What are you reading now? When do you find time to do it?
Right now I'm reading several books. I'm reading a biography of W.H. Auden that's really great. And a book called Stiff that's all about cadavers. It's by a woman named Mary Roach who was actually on our show near the beginning. I wish I had read it then because I have so many questions I would love to have asked her.

What are the books you've read over and over again?
There are so many, it would be impossible to name. When I moved I actually gave some away because I hoped it would make me move on to making others as popular with me. Instead, I rebought most of them on one sad, rainy NY day. I have different books for different reasons. For example, I always keep A Moveable Feast in the kitchen to read while I'm waiting for something to simmer or boil because Hemingway makes all the food sound so good and delicious, it spreads to my senses. 'The potato salad was spicy and cold and it tasted good after my long walk.' That's a paraphrase, but doesn't it make you want to make potato salad to eat after a long walk?
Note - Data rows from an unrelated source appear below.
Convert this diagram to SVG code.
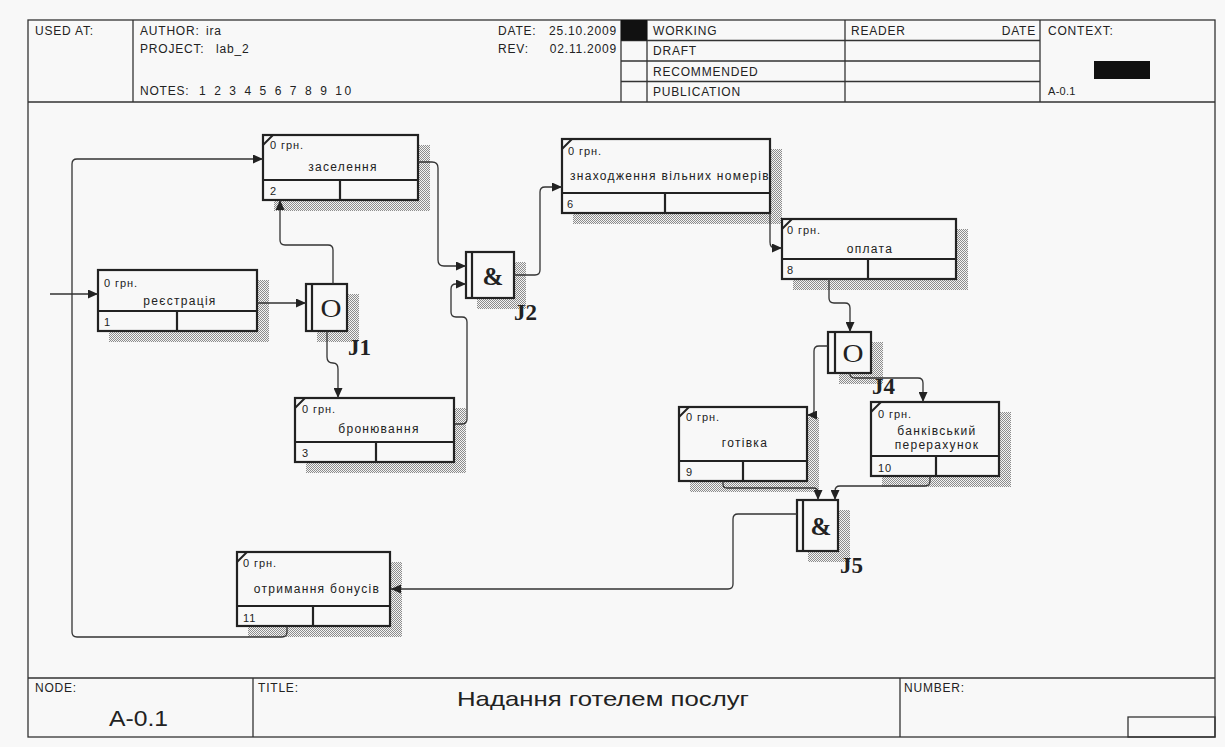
<svg xmlns="http://www.w3.org/2000/svg" width="1225" height="747" viewBox="0 0 1225 747">
<style>
.frame{fill:none;stroke:#333;stroke-width:1.3}
.hl{stroke:#333;stroke-width:1.3}
.ht{font-family:"Liberation Sans",Arial,sans-serif;font-size:12px;fill:#222;letter-spacing:0.8px}
.box{fill:#f8f8f8;stroke:#222;stroke-width:2.2}
.bl{stroke:#222;stroke-width:2.2}
.sh{fill:url(#hatch)}
.cost{font-family:"Liberation Sans",Arial,sans-serif;font-size:11px;fill:#222;letter-spacing:0.9px}
.name{font-family:"Liberation Sans",Arial,sans-serif;font-size:12px;fill:#222;letter-spacing:1.3px;text-anchor:middle}
.num{font-family:"Liberation Sans",Arial,sans-serif;font-size:11px;fill:#222;letter-spacing:0.9px}
.jsym{font-family:"Liberation Serif","Times New Roman",serif;font-size:25px;fill:#222;text-anchor:middle}
.jlab{font-family:"Liberation Serif","Times New Roman",serif;font-size:23px;font-weight:bold;fill:#222}
.con{fill:none;stroke:#333;stroke-width:1.3;marker-end:url(#arr)}
.corner{stroke:#222;stroke-width:2}
</style>
<defs>
<pattern id="hatch" width="2" height="2" patternUnits="userSpaceOnUse">
<rect width="2" height="2" fill="#f4f4f4"/>
<rect width="1" height="1" fill="#8c8c8c"/>
<rect x="1" y="1" width="1" height="1" fill="#8c8c8c"/>
</pattern>
<marker id="arr" markerUnits="userSpaceOnUse" markerWidth="11" markerHeight="9" refX="10" refY="4.5" orient="auto">
<path d="M0,0 L10,4.5 L0,9 z" fill="#222"/>
</marker>
<clipPath id="clip6"><rect x="562" y="139" width="208" height="54"/></clipPath>
</defs>
<rect width="1225" height="747" fill="#f8f8f8"/>

<g id="frame">
<rect class="frame" x="28" y="20" width="1187" height="717"/>
<line class="hl" x1="28" y1="102" x2="1215" y2="102"/>
<line class="hl" x1="133" y1="20" x2="133" y2="102"/>
<line class="hl" x1="621" y1="20" x2="621" y2="102"/>
<line class="hl" x1="647" y1="20" x2="647" y2="102"/>
<line class="hl" x1="845" y1="20" x2="845" y2="102"/>
<line class="hl" x1="1040" y1="20" x2="1040" y2="102"/>
<line class="hl" x1="621" y1="40.5" x2="1040" y2="40.5"/>
<line class="hl" x1="621" y1="61" x2="1040" y2="61"/>
<line class="hl" x1="621" y1="81.5" x2="1040" y2="81.5"/>
<rect x="621" y="20" width="26" height="20.5" fill="#111"/>
<rect x="1094" y="61" width="56" height="18" fill="#111"/>
<text class="ht" x="35" y="35">USED AT:</text>
<text class="ht" x="140" y="35">AUTHOR:</text>
<text class="ht" x="206" y="35">ira</text>
<text class="ht" x="140" y="53">PROJECT:</text>
<text class="ht" x="216" y="53">lab_2</text>
<text class="ht" x="140" y="95">NOTES:</text>
<text class="ht" x="199" y="95" textLength="153" lengthAdjust="spacing">1 2 3 4 5 6 7 8 9 10</text>
<text class="ht" x="498" y="35">DATE:</text>
<text class="ht" x="617" y="35" text-anchor="end">25.10.2009</text>
<text class="ht" x="498" y="53">REV:</text>
<text class="ht" x="617" y="53" text-anchor="end">02.11.2009</text>
<text class="ht" x="653" y="35">WORKING</text>
<text class="ht" x="653" y="55">DRAFT</text>
<text class="ht" x="653" y="76">RECOMMENDED</text>
<text class="ht" x="653" y="96">PUBLICATION</text>
<text class="ht" x="851" y="35">READER</text>
<text class="ht" x="1036" y="35" text-anchor="end">DATE</text>
<text class="ht" x="1048" y="35">CONTEXT:</text>
<text class="ht" x="1048" y="95" style="font-size:11px;letter-spacing:0.3px">A-0.1</text>
<line class="hl" x1="28" y1="678" x2="1215" y2="678"/>
<line class="hl" x1="253" y1="678" x2="253" y2="737"/>
<line class="hl" x1="900" y1="678" x2="900" y2="737"/>
<rect class="frame" x="1128" y="717" width="87" height="20"/>
<text class="ht" x="35" y="692">NODE:</text>
<text class="ht" x="258" y="692">TITLE:</text>
<text class="ht" x="904" y="692">NUMBER:</text>
<text x="109" y="726" style="font-family:'Liberation Sans',Arial,sans-serif;font-size:22px;fill:#222" textLength="59" lengthAdjust="spacingAndGlyphs">A-0.1</text>
<text x="457" y="706" style="font-family:'Liberation Sans',Arial,sans-serif;font-size:21px;fill:#222" textLength="292" lengthAdjust="spacingAndGlyphs">Надання готелем послуг</text>
</g>

<g id="node1">
<rect class="sh" x="109" y="280" width="160" height="62"/>
<rect class="box" x="98" y="270" width="159" height="61"/>
<line class="bl" x1="98" y1="311" x2="257" y2="311"/>
<line class="bl" x1="177" y1="311" x2="177" y2="331"/>
<text class="cost" x="104" y="287">0 грн.</text>
<text class="name" x="180" y="305">реєстрація</text>
<text class="num" x="104" y="326">1</text>
</g>

<g id="node2">
<rect class="sh" x="274" y="145" width="156" height="66"/>
<rect class="box" x="263" y="135" width="155" height="65"/>
<line class="bl" x1="263" y1="180" x2="418" y2="180"/>
<line class="bl" x1="340" y1="180" x2="340" y2="200"/>
<line class="corner" x1="263" y1="145" x2="273" y2="135"/>
<text class="cost" x="270" y="149">0 грн.</text>
<text class="name" x="343" y="171">заселення</text>
<text class="num" x="270" y="195">2</text>
</g>

<g id="node3">
<rect class="sh" x="306" y="408" width="160" height="65"/>
<rect class="box" x="295" y="398" width="159" height="64"/>
<line class="bl" x1="295" y1="442" x2="454" y2="442"/>
<line class="bl" x1="376" y1="442" x2="376" y2="462"/>
<line class="corner" x1="295" y1="408" x2="305" y2="398"/>
<text class="cost" x="302" y="413">0 грн.</text>
<text class="name" x="379" y="433">бронювання</text>
<text class="num" x="302" y="457">3</text>
</g>

<g id="node6">
<rect class="sh" x="573" y="149" width="209" height="75"/>
<rect class="box" x="562" y="139" width="208" height="74"/>
<line class="bl" x1="562" y1="193" x2="770" y2="193"/>
<line class="bl" x1="665" y1="193" x2="665" y2="213"/>
<line class="corner" x1="562" y1="149" x2="572" y2="139"/>
<text class="cost" x="568" y="155">0 грн.</text>
<text class="name" x="570" y="180" clip-path="url(#clip6)" style="text-anchor:start">знаходження вільних номерів</text>
<text class="num" x="567" y="208">6</text>
</g>

<g id="node8">
<rect class="sh" x="793" y="229" width="175" height="61"/>
<rect class="box" x="782" y="219" width="174" height="60"/>
<line class="bl" x1="782" y1="259" x2="956" y2="259"/>
<line class="bl" x1="868" y1="259" x2="868" y2="279"/>
<line class="corner" x1="782" y1="229" x2="792" y2="219"/>
<text class="cost" x="787" y="234">0 грн.</text>
<text class="name" x="870" y="253">оплата</text>
<text class="num" x="787" y="274">8</text>
</g>

<g id="node9">
<rect class="sh" x="690" y="417" width="129" height="75"/>
<rect class="box" x="679" y="407" width="128" height="74"/>
<line class="bl" x1="679" y1="461" x2="807" y2="461"/>
<line class="bl" x1="743" y1="461" x2="743" y2="481"/>
<line class="corner" x1="679" y1="417" x2="689" y2="407"/>
<text class="cost" x="686" y="421">0 грн.</text>
<text class="name" x="745" y="447">готівка</text>
<text class="num" x="686" y="476">9</text>
</g>

<g id="node10">
<rect class="sh" x="882" y="412" width="129" height="75"/>
<rect class="box" x="871" y="402" width="128" height="74"/>
<line class="bl" x1="871" y1="456" x2="999" y2="456"/>
<line class="bl" x1="936" y1="456" x2="936" y2="476"/>
<line class="corner" x1="871" y1="412" x2="881" y2="402"/>
<text class="cost" x="878" y="418">0 грн.</text>
<text class="name" x="937" y="435">банківський</text>
<text class="name" x="937" y="449">перерахунок</text>
<text class="num" x="878" y="472">10</text>
</g>

<g id="node11">
<rect class="sh" x="248" y="562" width="154" height="75"/>
<rect class="box" x="237" y="552" width="153" height="74"/>
<line class="bl" x1="237" y1="606" x2="390" y2="606"/>
<line class="bl" x1="313" y1="606" x2="313" y2="626"/>
<line class="corner" x1="237" y1="562" x2="247" y2="552"/>
<text class="cost" x="243" y="567">0 грн.</text>
<text class="name" x="317" y="593">отримання бонусів</text>
<text class="num" x="243" y="622">11</text>
</g>

<g id="J1">
<rect class="sh" x="317" y="294" width="42" height="48"/>
<rect class="box" x="306" y="284" width="41" height="47"/>
<line class="bl" x1="312" y1="284" x2="312" y2="331"/>
<text class="jsym" x="331" y="317" textLength="21" lengthAdjust="spacingAndGlyphs">O</text>
<text class="jlab" x="348" y="355">J1</text>
</g>

<g id="J2">
<rect class="sh" x="477" y="262" width="49" height="47"/>
<rect class="box" x="466" y="252" width="48" height="46"/>
<line class="bl" x1="472" y1="252" x2="472" y2="298"/>
<text class="jsym" x="493" y="285" style="font-weight:bold">&amp;</text>
<text class="jlab" x="514" y="320">J2</text>
</g>

<g id="J4">
<rect class="sh" x="839" y="342" width="44" height="42"/>
<rect class="box" x="828" y="332" width="43" height="41"/>
<line class="bl" x1="835" y1="332" x2="835" y2="373"/>
<text class="jsym" x="853" y="362" textLength="21" lengthAdjust="spacingAndGlyphs">O</text>
<text class="jlab" x="872" y="394">J4</text>
</g>

<g id="J5">
<rect class="sh" x="808" y="510" width="42" height="52"/>
<rect class="box" x="797" y="500" width="41" height="51"/>
<line class="bl" x1="803" y1="500" x2="803" y2="551"/>
<text class="jsym" x="821" y="535" style="font-weight:bold">&amp;</text>
<text class="jlab" x="840" y="573">J5</text>
</g>

<g id="connectors">
<path class="con" d="M50,294 H98"/>
<path class="con" d="M257,303 H306"/>
<path class="con" d="M333,284 V250 Q333,245 328,245 H285 Q280,245 280,240 V200"/>
<path class="con" d="M327,331 V357 Q327,363 333,363 Q338,363 338,369 V398"/>
<path class="con" d="M418,162 H432 Q438,162 438,168 V260 Q438,266 444,266 H466"/>
<path class="con" d="M455,424 H462 Q467,424 467,419 V322 Q467,317 462,317 H456 Q451,317 451,312 V289 Q451,284 456,284 H466"/>
<path class="con" d="M514,275 H535 Q540,275 540,270 V192 Q540,187 545,187 H562"/>
<path class="con" d="M770,213 V242 Q770,248 775,248 H782"/>
<path class="con" d="M829,279 V298 Q829,303 834,303 H845 Q850,303 850,308 V332"/>
<path class="con" d="M828,346 H819 Q814,346 814,351 V410 Q814,415 810,415 H807"/>
<path class="con" d="M850,373 V374 Q850,378 855,378 H918 Q923,378 923,383 V402"/>
<path class="con" d="M723,481 V484 Q723,488 727,488 H813 Q818,488 818,492 V500"/>
<path class="con" d="M930,476 V481 Q930,486 925,486 H840 Q835,486 835,491 V500"/>
<path class="con" d="M797,514 H738 Q733,514 733,519 V584 Q733,589 728,589 H391"/>
<path class="con" d="M287,626 V632 Q287,637 282,637 H77 Q72,637 72,632 V164 Q72,159 77,159 H263"/>
</g>
</svg>
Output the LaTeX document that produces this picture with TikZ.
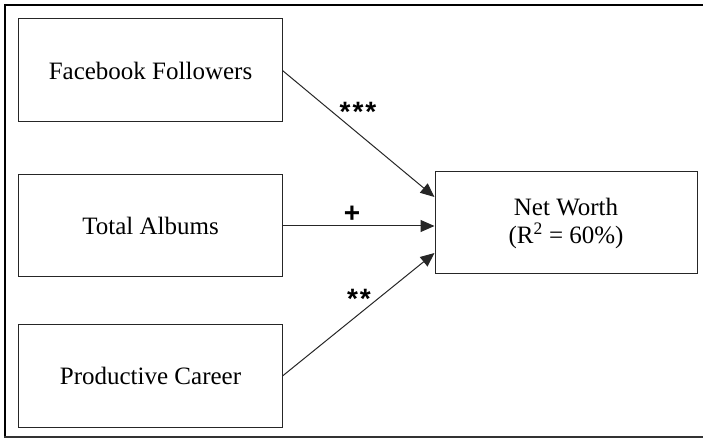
\documentclass[tikz,border=0pt]{standalone}
\usepackage{fontspec}
\setmainfont{Liberation Serif}
\newfontfamily\lsans{Liberation Sans}
\usetikzlibrary{arrows.meta,calc}
\tikzset{
  varbox/.style={draw=black!85, line width=1bp, minimum width=263bp, minimum height=102bp, inner sep=0pt,
     font=\fontsize{25bp}{28bp}\selectfont, align=center},
  path/.style={draw=black!85, line width=1bp, -{Triangle[length=14bp,width=12bp]}},
  sig/.style={font=\lsans\bfseries\fontsize{28bp}{30bp}\selectfont, inner sep=0pt},
  framethick/.style={line width=2.4bp, black},
  framethin/.style={line width=1.4bp, black!80}
}
\begin{document}
\begin{tikzpicture}[x=1bp,y=-1bp]
\useasboundingbox (0,0) rectangle (703,438);
\draw[framethick] (4,5) -- (703,5);
\draw[framethick] (5,4) -- (5,437.5);
\draw[framethin] (4,437) -- (703,437);

\node[varbox, minimum height=103bp] (fb) at (150.5,70.5) {Facebook Followers};
\node[varbox] (ta) at (150.5,226) {Total Albums};
\node[varbox] (pc) at (150.5,376) {Productive Career};
\node[varbox, minimum width=262bp] (nw) at (566,223) {Net Worth\\(R\textsuperscript{2} = 60\%)};

\coordinate (t1) at ($(nw.west)+(0,-26)$);
\coordinate (t3) at ($(nw.west)+(0,30)$);
\draw[path] (fb.east) -- (t1);
\draw[path] (ta.east) -- (ta.east -| nw.west);
\draw[path] (pc.east) -- (t3);

\node[sig] (s1) at (358,112) {*\kern2bp*\kern2bp*};
\node[sig] (s2) at (352,214) {+};
\node[sig] (s3) at (359,299) {*\kern2bp*};
\end{tikzpicture}
\end{document}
What are you missing most about Chicago these days?
My family. My parents and four of my siblings live in Evanston and Wilmette. The nice thing is, it gives me a reason to always go back there so I get to check out all my favorite stores and restaurants a couple of times a year. The hard thing is it's far from LA and NY. Also, I love that lake so much, it's retarded. The first thing I do is go down and say hello to it.

What's the biggest difference between crappy improv and good improv comedy?
It's like anything else that can only be measured subjectively, you know it when you see it and it all comes down to opinion. I know I like it when people surprise me with directions I didn't see coming and unusual reference levels. Other than that, I couldn't really tell you what I like, but I could spend years telling you what I don't like. Years.

How does it feel to be the 146th person interviewed for
Pretty good. It feels pretty good. Also, it feels kind of sexy. Why is that?